Are you a new runner? Are your legs just fine, but you just can’t seem to control your breathing?Are you frustrated by more experienced runners who appear to run with little effort and with unlabored breathing that seems as normal as if they were standing still? You’re not alone. Most new runners experience the same frustration. Just know that many experienced runners also struggled with the same breathing issues when they first started.
Your body needs a good deep inhalation in order to get oxygen deep into the lungs where it can be transpired from the alveoli into the bloodstream. Better oxygenated blood means more oxygen getting to the muscle where it’s used to make energy. More energy means more endurance. Breathing rapidly doesn’t mean you’re getting in the needed oxygen, because rapid breathing often means shallow breathing.
So how do you get in control and unlock your lungs so your breathing doesn’t seem so labored? It takes practice. Breathing is such a natural thing that it feels quite unnatural to think about your breathing. But, spending a few runs focused on your breathing can ensure more enjoyable and relaxing runs.
A good breathing training technique for beginners to try starts with a walk.
1. Go for a one-minute walk. During the walk, focus on slow deep breathing. Concentrate on expanding your belly as you breathe. Keep an even breathing pattern during the walk. Pay attention to your stride. More than likely you’re taking multiple strides during each inhale as well as each exhale. Remember that a good exhale will clear the lungs of CO2 making room for more oxygen. Also focus on good posture. Walk with a “tall spine.” Keep your head up, but relax your shoulders. Slumped posture can actually decrease your lung capacity.
2. Now, pick up the pace for a one-minute brisk walk while maintaining the same deep even breathing pattern. It may take a little concentration to keep your breathing rate from increasing as you pick up the pace, but you’ll be surprised how easily you can actually control it by just paying a little attention to it.
3. Now, pick up the pace for a one-minute slow jog. Focus on keeping the same even breathing pattern. This may be a little more challenging, but you can do it. Pay attention to the number of strides your taking with each inhale and exhale. (To count a stride, just count each time your right foot hits the ground.)
4. Finally, pick up the pace to a one-minute run. Focus on keeping the same even breathing pattern you’ve been keeping since the walk. Take note of the number of strides your taking for each inhale and exhale. They may not be the same.
The first few times you try this exercise, you may find it challenging to keep that even breathing pattern through the progressively faster intervals. Keep practicing.
When you’re ready to try it with a “real run” begin by running at a slow pace. Focus on belly breathing as you take in a deep breath. Then release this breath with a good exhale. To make this easier, try inhaling over three strides and exhaling over three strides, making a complete breathing cycle six strides. There are no hard and fast rules. Depending on your stride, your inhale may take two to four strides and the exhale may take two to four strides (the inhale and exhale stride count doesn’t have to be equal). Remember, a good long exhale will clear the lungs of CO2 making room for more O2. If associating your breathing with your stride doesn’t work for you, try counting — one, two, three, inhale; one, two, three, exhale. With practice, this will become second nature and you will no longer need to count or keep track of strides.

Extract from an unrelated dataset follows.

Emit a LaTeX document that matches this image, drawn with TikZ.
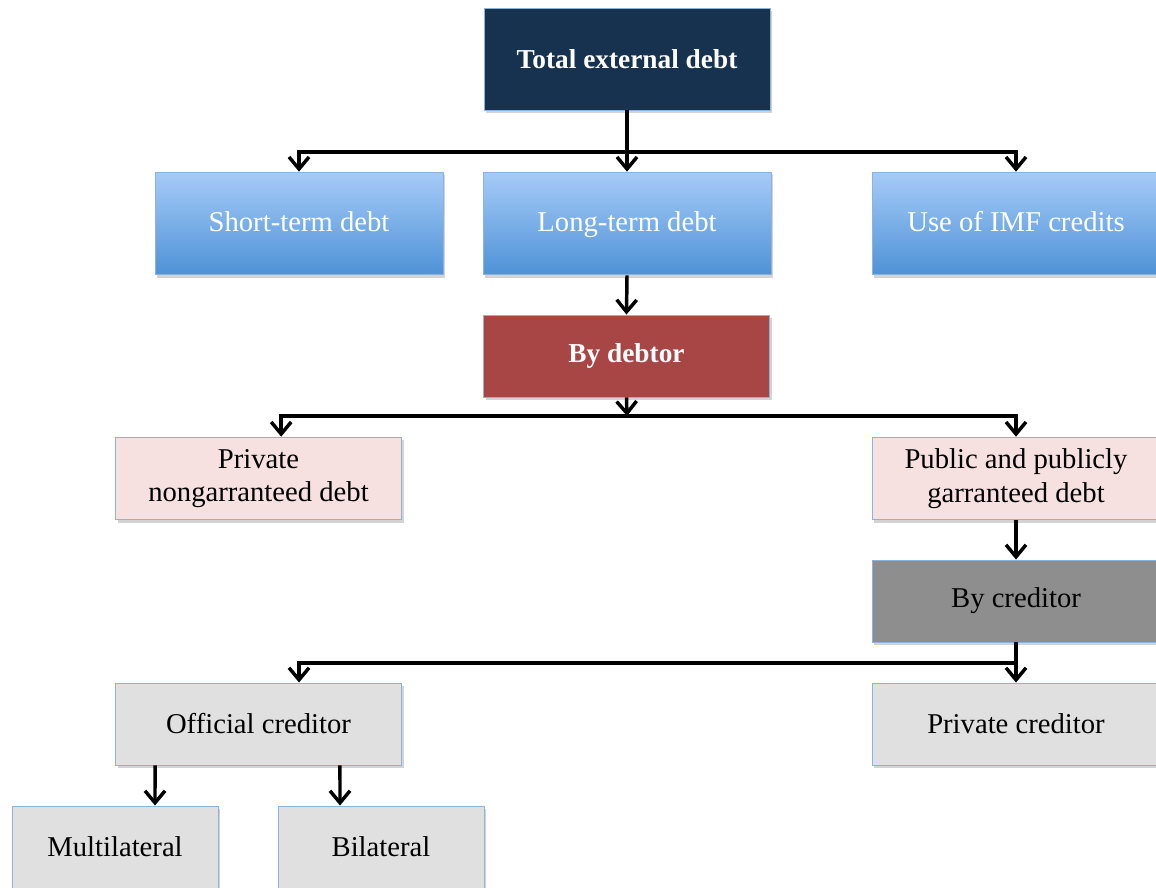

Whichever technique you use, the main goal is to control your breathing so that you’re breathing from your diaphragm or “belly breathing.” Controlled, deep breathing will help prevent those annoying side stitches too. Belly breathing gets more oxygen into the blood stream, increases lung capacity and endurance. Once you have your breathing under control, you’ll experience more enjoyable runs. You’ll also be able to then focus on increasing your speed and/or distance.